It is all too easy for the courts or the administrators responsible for the courts to argue, or for the enemies of trial by jury to say, that if we do away with juries, if we take over and give the case to a single judge, we speed up the trial, shorten the trial and get through more cases, and that justice is bound to benefit. But it does not. According to paragraph 38 of the report the incidental benefit of doing away with juries is that trials are shortened, so enabling more cases to be dealt with. That is not a good reason for doing away with juries.
Whereas I have already submitted to the House that I believe that we must, in the exceptional circumstances that obtain at the moment, unhappily, in Northern Ireland, accept that cases will have to be tried by a single judge, I beg this House to remember the dangers of allowing that principle to go beyond what is absolutely necessary because of the tragedy of Northern Ireland today.
§ 7.17 p.m.
§ Mr. A. W. Stallard (St. Pancras, North)

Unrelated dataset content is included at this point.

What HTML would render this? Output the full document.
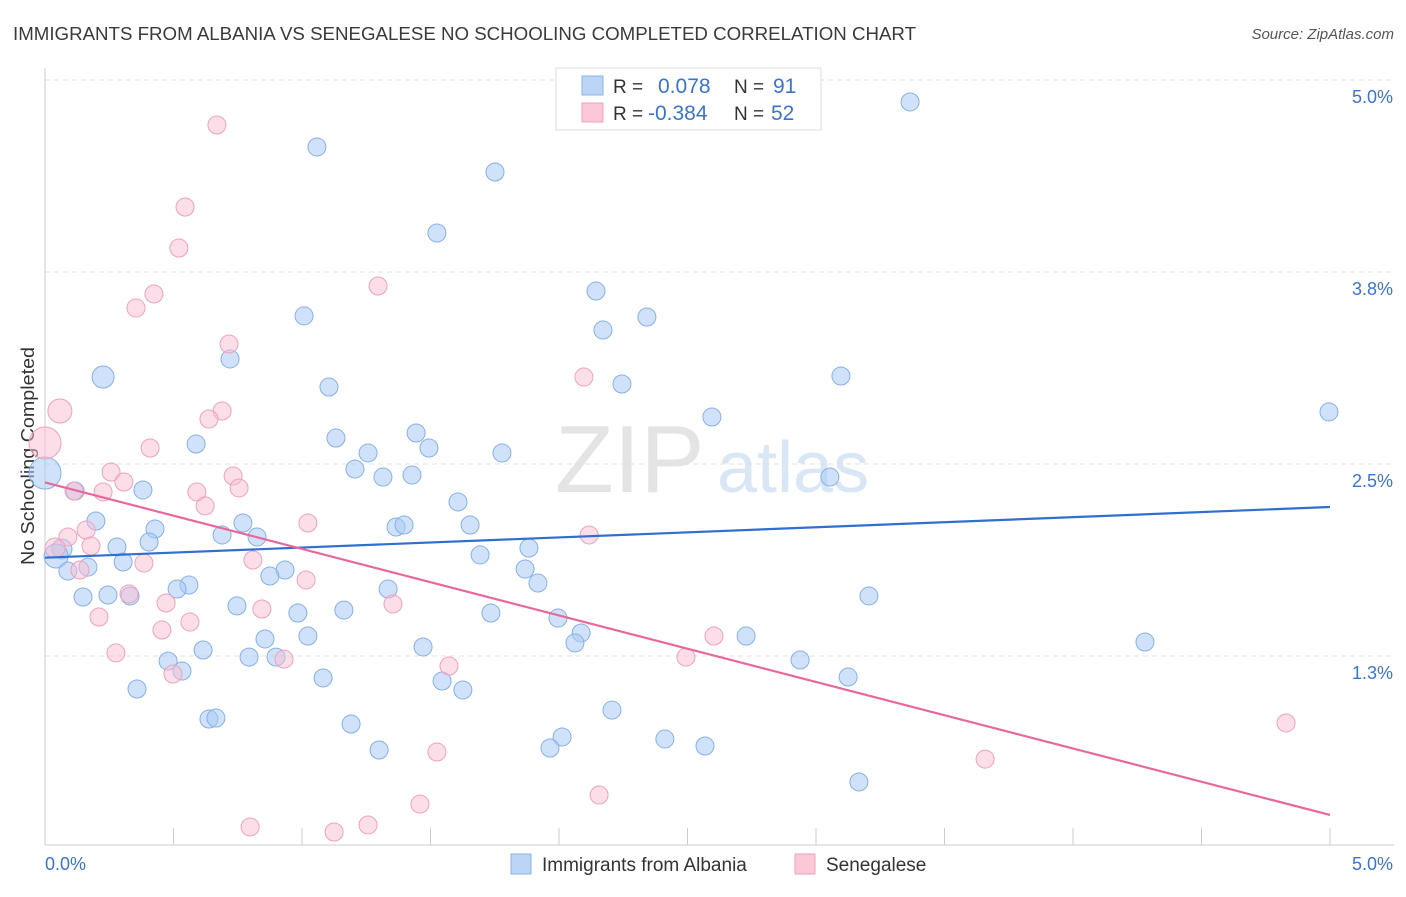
<!DOCTYPE html>
<html><head><meta charset="utf-8"><style>
body{margin:0;background:#fff;font-family:"Liberation Sans",sans-serif;}
svg text{font-family:"Liberation Sans",sans-serif;}
</style></head><body>
<svg id="chart" width="1406" height="892" xmlns="http://www.w3.org/2000/svg">
<text x="13" y="40" font-size="18" fill="#3a3a3a" textLength="903" lengthAdjust="spacingAndGlyphs">IMMIGRANTS FROM ALBANIA VS SENEGALESE NO SCHOOLING COMPLETED CORRELATION CHART</text>
<text x="1394" y="39" font-size="15" fill="#555" font-style="italic" text-anchor="end">Source: ZipAtlas.com</text>
<text transform="translate(34,456) rotate(-90)" font-size="18" fill="#333" text-anchor="middle" textLength="218" lengthAdjust="spacingAndGlyphs">No Schooling Completed</text>
<g><text x="555" y="492" font-size="96" fill="#e4e4e4" font-family="Liberation Serif">ZIP</text><text x="717" y="492" font-size="72" fill="#d8e6f6">atlas</text></g>
<g id="grid"></g><g id="axes"></g><g id="pts"></g><g id="trends"></g>
<g>
<rect x="556" y="68" width="265" height="62" fill="#fff" stroke="#ddd"/>
<rect x="582" y="76" width="21" height="19" fill="#bcd5f6" stroke="#8ab4e8"/>
<rect x="582" y="103" width="21" height="19" fill="#fcc8d8" stroke="#f0a0bb"/>
<text x="613" y="93" font-size="19" fill="#333">R =</text><text x="658" y="93" font-size="21" fill="#3a74d0">0.078</text>
<text x="734" y="93" font-size="19" fill="#333">N =</text><text x="773" y="93" font-size="21" fill="#3a74d0">91</text>
<text x="613" y="120" font-size="19" fill="#333">R =</text><text x="648" y="120" font-size="21" fill="#3a74d0">-0.384</text>
<text x="734" y="120" font-size="19" fill="#333">N =</text><text x="771" y="120" font-size="21" fill="#3a74d0">52</text>
</g>
<g>
<rect x="511" y="854" width="20" height="20" fill="#bcd5f6" stroke="#8ab4e8"/>
<text x="542" y="871" font-size="19" fill="#333">Immigrants from Albania</text>
<rect x="795" y="854" width="20" height="20" fill="#fcc8d8" stroke="#f0a0bb"/>
<text x="826" y="871" font-size="19" fill="#333">Senegalese</text>
</g>
</svg>
<script>
const xTicks=[0,0.5,1,1.5,2,2.5,3,3.5,4,4.5,5];
const yTicks=[1.25,2.5,3.75,5];
const yTickLabels=["1.3%","2.5%","3.8%","5.0%"];
const blueX=[3.366,1.058,1.751,1.525,2.144,1.008,2.171,2.342,0.720,0.226,1.105,2.245,3.097,2.595,4.996,1.132,1.444,0.588,1.494,1.257,1.778,1.206,1.315,1.428,3.054,0,0.117,0.381,1.607,0.198,0.770,0.428,1.654,1.366,1.397,0.689,0.825,0.405,1.883,0.280,0.066,0.043,1.693,0.304,0.167,0.089,1.868,0.934,0.875,1.918,0.560,0.514,1.335,0.148,0.245,0.331,3.206,0.747,0.984,1.163,1.735,1.996,2.086,2.062,0.856,1.023,2.728,4.280,0.615,1.471,0.794,0.899,0.479,0.533,2.938,1.082,3.125,1.545,1.626,0.358,2.206,0.638,0.665,1.191,2.012,1.965,2.412,2.568,1.300,3.167];
const blueY=[4.857,4.564,4.401,4.004,3.626,3.464,3.372,3.457,3.184,3.066,3.001,3.021,3.073,2.806,2.839,2.669,2.702,2.630,2.604,2.572,2.572,2.467,2.415,2.428,2.415,2.441,2.324,2.331,2.253,2.129,2.116,2.077,2.103,2.090,2.103,2.038,2.025,1.992,1.953,1.960,1.947,1.901,1.908,1.862,1.829,1.803,1.816,1.810,1.771,1.725,1.712,1.686,1.686,1.634,1.647,1.641,1.641,1.576,1.530,1.549,1.530,1.497,1.400,1.335,1.361,1.380,1.380,1.341,1.289,1.309,1.243,1.243,1.217,1.152,1.224,1.107,1.113,1.087,1.029,1.035,0.898,0.840,0.846,0.807,0.723,0.651,0.710,0.664,0.638,0.430];
const blueSize=[9,9,9,9,9,9,9,9,9,11,9,9,9,9,9,9,9,9,9,9,9,9,9,9,9,16,9,9,9,9,9,9,9,9,9,9,9,9,9,9,10,12,9,9,9,9,9,9,9,9,9,9,9,9,9,9,9,9,9,9,9,9,9,9,9,9,9,9,9,9,9,9,9,9,9,9,9,9,9,9,9,9,9,9,9,9,9,9,9,9];
const pinkX=[0.669,0.545,0.521,0.424,0.354,1.296,0.716,2.097,0.058,0.689,0.638,0,0.409,0.257,0.732,0.307,0.755,0.591,0.226,0.113,0.623,1.023,0.160,0.089,2.117,0.179,0.039,0.385,0.809,0.136,1.016,0.327,0.471,0.844,1.354,0.210,0.564,0.455,2.603,0.276,0.930,2.494,1.572,0.498,4.829,1.525,3.658,2.156,1.459,1.257,0.798,1.125];
const pinkY=[4.707,4.173,3.906,3.607,3.516,3.659,3.281,3.066,2.845,2.845,2.793,2.637,2.604,2.448,2.422,2.383,2.344,2.318,2.318,2.324,2.227,2.116,2.070,2.025,2.038,1.966,1.953,1.855,1.875,1.810,1.745,1.654,1.595,1.556,1.589,1.504,1.471,1.419,1.380,1.270,1.230,1.243,1.185,1.133,0.814,0.625,0.579,0.345,0.286,0.150,0.137,0.104];
const pinkSize=[9,9,9,9,9,9,9,9,12,9,9,16,9,9,9,9,9,9,9,9,9,9,9,9,9,9,10,9,9,9,9,9,9,9,9,9,9,9,9,9,9,9,9,9,9,9,9,9,9,9,9,9];
const blueTrend=[1.89,2.22];
const pinkTrend=[2.38,0.215];
const NS="http://www.w3.org/2000/svg";
const X=v=>45+v*257, Y=v=>848-v*153.6;
function mk(t,a,p){const e=document.createElementNS(NS,t);for(const k in a)e.setAttribute(k,a[k]);p.appendChild(e);return e;}
const grid=document.getElementById('grid'),axes=document.getElementById('axes');
yTicks.forEach((t,i)=>{
 const l=mk('line',{x1:45,x2:1394,y1:Y(t),y2:Y(t),stroke:'#e0e0e0','stroke-dasharray':'5,4'},grid);
 
 
 const tx=mk('text',{x:1393,y:Y(t)+23,'font-size':18,fill:'#3a74d0','text-anchor':'end'},grid);tx.textContent=yTickLabels[i];
 
 
});
mk('line',{x1:45,x2:45,y1:68,y2:845,stroke:'#ccc'},axes);
mk('line',{x1:45,x2:1394,y1:845,y2:845,stroke:'#ccc'},axes);
xTicks.forEach(t=>{const l=mk('line',{x1:X(t),x2:X(t),y1:828,y2:845,stroke:'#ccc'},axes);
 
 });
let a=mk('text',{x:45,y:870,'font-size':18,fill:'#3a74d0'},axes);a.textContent='0.0%';


a=mk('text',{x:1393,y:870,'font-size':18,fill:'#3a74d0','text-anchor':'end'},axes);a.textContent='5.0%';


const pts=document.getElementById('pts');
blueX.forEach((v,i)=>{const c=mk('circle',{cx:X(v),cy:Y(blueY[i]),r:blueSize[i],fill:'rgba(170,202,244,0.55)',stroke:'#86b0e6','stroke-width':1},pts);
 
 });
pinkX.forEach((v,i)=>{const c=mk('circle',{cx:X(v),cy:Y(pinkY[i]),r:pinkSize[i],fill:'rgba(250,190,210,0.5)',stroke:'#f0a0bb','stroke-width':1},pts);
 
 });
const tr=document.getElementById('trends');
let t1=mk('line',{x1:X(0),y1:Y(blueTrend[0]),x2:X(5),y2:Y(blueTrend[1]),stroke:'#2f6fd0','stroke-width':2.2},tr);


let t2=mk('line',{x1:X(0),y1:Y(pinkTrend[0]),x2:X(5),y2:Y(pinkTrend[1]),stroke:'#e8689a','stroke-width':2.2},tr);


</script>
</body></html>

I listened fascinated to the hon 337 and learned Member for South Fylde (Mr. Edward Gardner). He made what sounded to me an excellent case for voting against this measure tonight. No wonder that laymen such as myself and people outside are often puzzled by verdicts after hearing the evidence and listening to trials. I heard what I thought was a good demolition job on this Bill. But the hon. and learned Member ended with almost exactly the opposite conclusions from those for which I felt he had spoken.
I almost got the impression at one stage that he was saying that because we feel, or know, or suspect that there is a certain amount of latent colour prejudice in a certain part of London, or Britain or wherever, we ought to have another look at the jury system. If there is anywhere the same kind of prejudice and emotional upsurge as Diplock mentions in connection with Northern Ireland, perhaps the hon. and learned Member would like us to look at the jury system in those cases, too. Or perhaps where there is anti-Semitism we should look at the jury system.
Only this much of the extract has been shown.